In the historic Plaza district, Horno, a buzzy gastropub, leads the newer wave of dining options. For a special treat, ask for the prize-winning green chile cheeseburger—it’s not on the menu. Just a stone’s throw away, Sazón takes a fine-dining approach to regional Mexican cuisine, with famous and artfully plated moles. Popular on Thursdays, Introduction to the Spirits of Mexico (reservation only) includes a flight of five (featuring tequila and mezcal), plus sangrita and mole.
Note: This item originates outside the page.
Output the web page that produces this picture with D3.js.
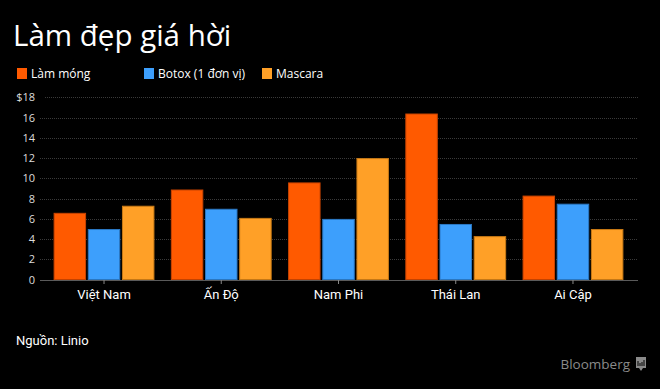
<!DOCTYPE html>
<html><head><meta charset="utf-8">
<script src="https://cdn.jsdelivr.net/npm/d3@7"></script>
<style>
html,body{margin:0;padding:0;background:#000;}
svg{display:block;}
</style></head>
<body>
<script>
const categories = ["Việt Nam", "Ấn Độ", "Nam Phi", "Thái Lan", "Ai Cập"];
const seriesNames = ["Làm móng", "Botox (1 đơn vị)", "Mascara"];
const lamMong = [6.6, 8.9, 9.6, 16.4, 8.3];
const botox = [5.0, 7.0, 6.0, 5.5, 7.5];
const mascara = [7.3, 6.1, 12.0, 4.3, 5.0];
const yTicks = [0, 2, 4, 6, 8, 10, 12, 14, 16, 18];
const colors = ["#ff5a00", "#3d9ffc", "#ffa027"];
const strokes = ["#c94400", "#2b78c4", "#c97a15"];

const W = 660, H = 389;
const svg = d3.select("body").append("svg").attr("width", W).attr("height", H)
  .style("background", "#000");
const font = "'Open Sans', 'Noto Sans', sans-serif";
const narrow = "Roboto, 'Open Sans', sans-serif";

svg.append("text").attr("x", 13).attr("y", 46).text("Làm đẹp giá hời")
  .attr("fill", "#fff").attr("font-family", font).attr("font-size", 29.5);

const legendX = [17, 144, 262];
seriesNames.forEach((n, i) => {
  svg.append("rect").attr("x", legendX[i]).attr("y", 68).attr("width", 10).attr("height", 11)
    .attr("fill", colors[i]);
  svg.append("text").attr("x", legendX[i] + 14).attr("y", 78).text(n)
    .attr("fill", "#fff").attr("font-family", font).attr("font-size", 12);
});

const y = d3.scaleLinear().domain([0, 18]).range([279.7, 97.3]);
const x0 = d3.scaleBand().domain(categories).range([45.4, 631.6]).paddingInner(0.14).paddingOuter(0.07);
const x1 = d3.scaleBand().domain([0, 1, 2]).range([0, x0.bandwidth()]).paddingInner(0.05);

// grid
const grid = svg.append("g");
yTicks.filter(t => t > 0).forEach(t => {
  grid.append("line").attr("x1", t === 18 ? 45 : 40).attr("x2", 638)
    .attr("y1", Math.round(y(t)) + 0.5).attr("y2", Math.round(y(t)) + 0.5)
    .attr("stroke", "#3a3a3a").attr("stroke-width", 1).attr("stroke-dasharray", "1,1");
});
// y labels
const yAxis = d3.axisLeft(y).tickValues(yTicks).tickSize(0).tickPadding(0)
  .tickFormat(d => d === 18 ? "$18" : d);
const ya = svg.append("g").attr("transform", "translate(35,0)").call(yAxis);
ya.select(".domain").remove();
ya.selectAll("text").attr("fill", "#ddd").attr("font-family", font).attr("font-size", 11);

// bars
const series = [lamMong, botox, mascara];
categories.forEach((c, ci) => {
  series.forEach((s, si) => {
    svg.append("rect")
      .attr("x", x0(c) + x1(si) + 0.5)
      .attr("y", y(s[ci]) + 0.5)
      .attr("width", x1.bandwidth() - 1)
      .attr("height", y(0) - y(s[ci]) - 0.5)
      .attr("fill", colors[si]).attr("stroke", strokes[si]).attr("stroke-width", 1);
  });
});

// x axis
const xa = svg.append("g").attr("transform", "translate(0,280)")
  .call(d3.axisBottom(x0).tickSize(4).tickSizeOuter(0).tickPadding(6));
xa.select(".domain").attr("d", "M40,0.5H638").attr("stroke", "#5a5a5a");
xa.selectAll(".tick line").attr("stroke", "#888");
xa.selectAll("text").attr("fill", "#fff").attr("font-family", narrow).attr("font-size", 13);

svg.append("text").attr("x", 16).attr("y", 345).text("Nguồn: Linio")
  .attr("fill", "#fff").attr("font-family", narrow).attr("font-size", 13);

svg.append("text").attr("x", 630).attr("y", 369).attr("text-anchor", "end").text("Bloomberg")
  .attr("fill", "#8a8a8a").attr("font-family", font).attr("font-size", 13.5);
const logo = svg.append("g").attr("transform", "translate(636,357)");
logo.append("path").attr("d", "M0,0H10V11H7L5,14L3,11H0Z").attr("fill", "#8a8a8a");
[[2, 5], [4, 3], [6, 4], [8, 6]].forEach(([px, h]) => {
  logo.append("rect").attr("x", px - 0.5).attr("y", 9 - h).attr("width", 1).attr("height", h).attr("fill", "#000");
});
</script>
</body></html>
A dining table set for four sits between two large portraits of Frida Kahlo—one realistic, one colorful—with antler decor and candles, capturing the vibrant spirit of the City Different, a unique southwestern city influenced by Pueblo tribes.
Just two blocks off the central Plaza, Sazón takes a fine-dining approach to regional Mexican cuisine.
Photo courtesy of Sazón

If you’re looking for a throwback, tradition runs deep downtown. Tia Sophia’s, inventor of the breakfast burrito, still has lines down the block most mornings. Across from the cathedral, Palacio Café continues to impress with its tuna melts and green chile enchiladas. Try Chocolate Maven for blue corn pancakes topped with a fried egg—best enjoyed while watching pastries come to life in the open bakery. And finally: Coyote Café. When it opened in 1987, it helped define what modern Southwestern cuisine could be: bold, beautiful, theatrical. These days, the Coyote Cantina, upstairs from the original, brings things full circle—serving tacos, margaritas, and grilled street corn with a side of neon-pink sunsets.

Santa Fe’s aesthetic isn’t a passing trend, but a lasting sensibility—a shared dialect of place, memory, and the ever-present creative pulse in the arid landscape. Unique objects, moments, and people speak the same language: of place, memory, and the creative pulse that never leaves the desert.